This cycling off-season, I’ve been experimenting with races on the game platform Zwift. These are cute online races where your digital avatar races against other real people at the same time by connecting your bike’s power output through a stationary trainer to your computer.
These races are put on by various communities like World Bike Relief, or in my case, the Washington State Bicycling Association. Riders self-select themselves into one of four categories: A (the best), B, C, and D (the slowest). The limits for these categories are defined by your average power to weight ratio in Watts / Kilogram. In the case of the WSBA races, we have these pre-defined categories:
A: 4.0 – 5.0 w/kg
B: 3.2 – 3.9 w/kg
C: 2.5 – 3.1 w/kg
D: 1 – 2.4 w/kg
That’s all well and good, but in the latest rounds of races, there’s been some frustrated bike racers who have been disqualified out of their categories for performing a little too well, with maybe the top 25% of the C category riders putting out an average power ratio well over the 3.1 limit. This automatically disqualifies those racers from results ranking, which seems contrarian to the nature of racing in general. Isn’t the point to go fast and win?
If a racer who hovers around 3.0-3.2 w/kg in a race wants to stay in a pack of hard racers, that will push their power up high enough for disqualification. But if they upgrade to the B category, then they’ll probably never be able to compete. This predicament inspired me to see if I could redesign the categories in a more logical fashion through the use of simple data clustering.
Intro to K-Means
Clustering is a fairly simple concept from the machine learning world. In fact, human brains are well equipped to see clustering patterns in data by just looking at it.
In the picture above, we have various flowers plotted by their petal width and length. It’s pretty easy to see here that the data can be split into two groups: one in the bottom left, and one in the upper right corner. Our brains are well suited to see this easy difference. However, if we wanted to define three groups of data from this plot, it might be tougher for us to determine. Do we split the small cluster in the bottom left into two groups or the big one in the upper right? This is where the algorithm K-Means can help us.

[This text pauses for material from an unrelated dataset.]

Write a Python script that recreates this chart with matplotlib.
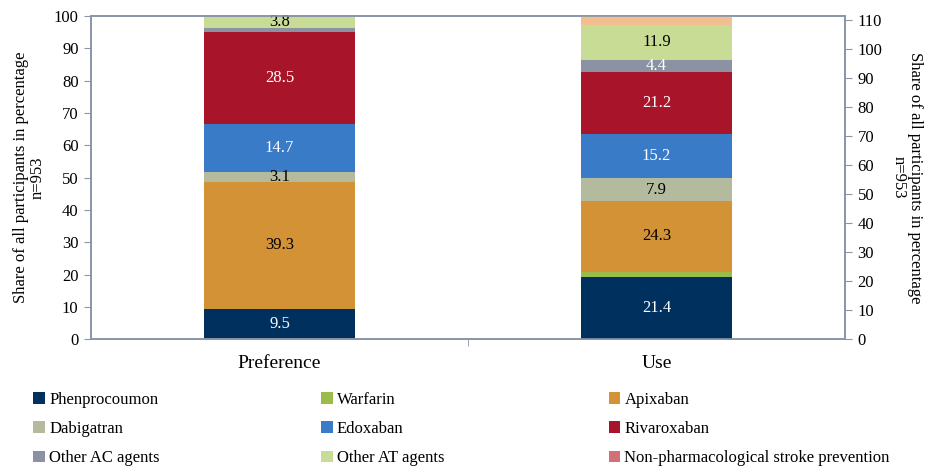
import matplotlib
matplotlib.use("Agg")
import matplotlib.pyplot as plt
from matplotlib.patches import Patch

plt.rcParams['font.family'] = ['Liberation Serif', 'DejaVu Serif']

categories = ["Preference", "Use"]
series = ["Phenprocoumon", "Warfarin", "Apixaban", "Dabigatran", "Edoxaban",
          "Rivaroxaban", "Other AC agents", "Other AT agents",
          "Non-pharmacological stroke prevention"]
preference = [9.5, 0.0, 39.3, 3.1, 14.7, 28.5, 1.1, 3.8, 0.0]
use = [21.4, 2.0, 24.3, 7.9, 15.2, 21.2, 4.4, 11.9, 3.1]
labels_pref = ["9.5", "", "39.3", "3.1", "14.7", "28.5", "", "3.8", ""]
labels_use = ["21.4", "", "24.3", "7.9", "15.2", "21.2", "4.4", "11.9", ""]

bar_colors = ["#00305E", "#9BBB4A", "#D39236", "#B3BA9E", "#3A7BC8",
              "#A8152A", "#8A92A3", "#C8DC96", "#F2C090"]
legend_colors = ["#00305E", "#9BBB4A", "#D39236", "#B3BA9E", "#3A7BC8",
                 "#A8152A", "#8A92A3", "#C8DC96", "#D37077"]
text_colors = ["white", "black", "black", "black", "white",
               "white", "white", "black", "black"]

axis_color = "#8A95A8"

fig = plt.figure(figsize=(9.25, 4.68), dpi=100)
ax = fig.add_axes([0.0984, 0.2746, 0.8151, 0.6912])
ax2 = ax.twinx()

width = 0.4
def stack(axis, x, vals, labs):
    bottom = 0.0
    for v, c, lab, tc in zip(vals, bar_colors, labs, text_colors):
        if v > 0:
            axis.bar(x, v, width=width, bottom=bottom, color=c, linewidth=0)
            if lab:
                axis.text(x, bottom + v / 2, lab, ha="center", va="center",
                          color=tc, fontsize=12)
        bottom += v

stack(ax, 0, preference, labels_pref)
stack(ax2, 1, use, labels_use)

ax.set_xlim(-0.5, 1.5)
ax.set_ylim(0, 100)
ax2.set_ylim(0, sum(use))
ax.set_yticks(range(0, 101, 10))
ax2.set_yticks(range(0, 111, 10))

ax.set_xticks([0, 1])
ax.set_xticklabels(categories, fontsize=14)
ax.tick_params(axis="x", length=0, pad=11)
ax.set_xticks([0.5], minor=True)
ax.tick_params(axis="x", which="minor", length=5, color=axis_color)

for a in (ax, ax2):
    for s in a.spines.values():
        s.set_color(axis_color)
        s.set_linewidth(1.2)
    a.tick_params(axis="y", length=5, color=axis_color, labelsize=12, pad=4)

ax.set_ylabel("Share of all participants in percentage\nn=953", fontsize=12,
              linespacing=1.0, labelpad=6, multialignment="center")
ax2.set_ylabel("Share of all participants in percentage\nn=953", fontsize=12,
               rotation=270, va="bottom", linespacing=1.0, labelpad=6,
               multialignment="center")

handles = [Patch(facecolor=c, edgecolor="none") for c in legend_colors]
col_x = [0.036, 0.347, 0.658]
for ci in range(3):
    idx = [ci, ci + 3, ci + 6]
    fig.legend([handles[i] for i in idx], [series[i] for i in idx],
               loc="upper left", bbox_to_anchor=(col_x[ci], 0.163),
               frameon=False, fontsize=12, handlelength=0.7, handleheight=0.7,
               handletextpad=0.25, labelspacing=0.8, borderpad=0,
               borderaxespad=0)

fig.savefig("out.png", dpi=100)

The K-Means clustering algorithm works by randomly putting k cluster centers on the map of data, calculating the mean distance to all the data points, then moving the cluster centers in such a way as to minimize those distances.
The answer according do our clustering algorithm is to split the big group, so now we have pluses in the bottom, triangles in the middle, and circles up top. This is an easy way to mathematically designate categories for groups that would be otherwise difficult to separate.
Ok, so flowers are great, but let’s get back to cycling. I’ve collected the past 5 WSBA Zwift races worth of data for all categories and did a little bit of cleanup. You can find the raw data to download from my github account here.
We have all sorts of good info in this dataset, but we’re mostly interested in how K-Means would define w/kg power to weight ratio categories. This is a fairly straight-forward process in R:
cycling <- read.table("clipboard", sep="\t", header=T, quote="") cdata <- data.frame(cycling$Avg.watts, cycling$est.kg) plot(x=cdata$cycling.est.kg, y=cdata$cycling.Avg.watts)
This first code chunk shows us the overall distribution of the data for the races we've seen so far.
I’d be hard pressed to separate this data into 4 distinct categories by eyeballing it. So let’s let loose some clustering on it and see what we get:
cluster <- kmeans(cdata, 4) cluster.table <- data.frame(cluster$centers) cluster.table$ratio <- cluster.table$cycling.Avg.watts / cluster.table$cycling.est.kg cluster.table <- cluster.table[order(-cluster.table$ratio),] cluster.table$category <- seq(1:4) plot(x=cdata$cycling.est.kg, y=cdata$cycling.Avg.watts, col=cluster$cluster) cluster.table
The result in a nice colorized format looks like this. We can see 4 separate categories that the clustering algorithm tells us work the best. From this picture, we can see that the clusters are much more defined by the average power output (watts, or the Y axis) than they are by the rider’s weight in kilograms.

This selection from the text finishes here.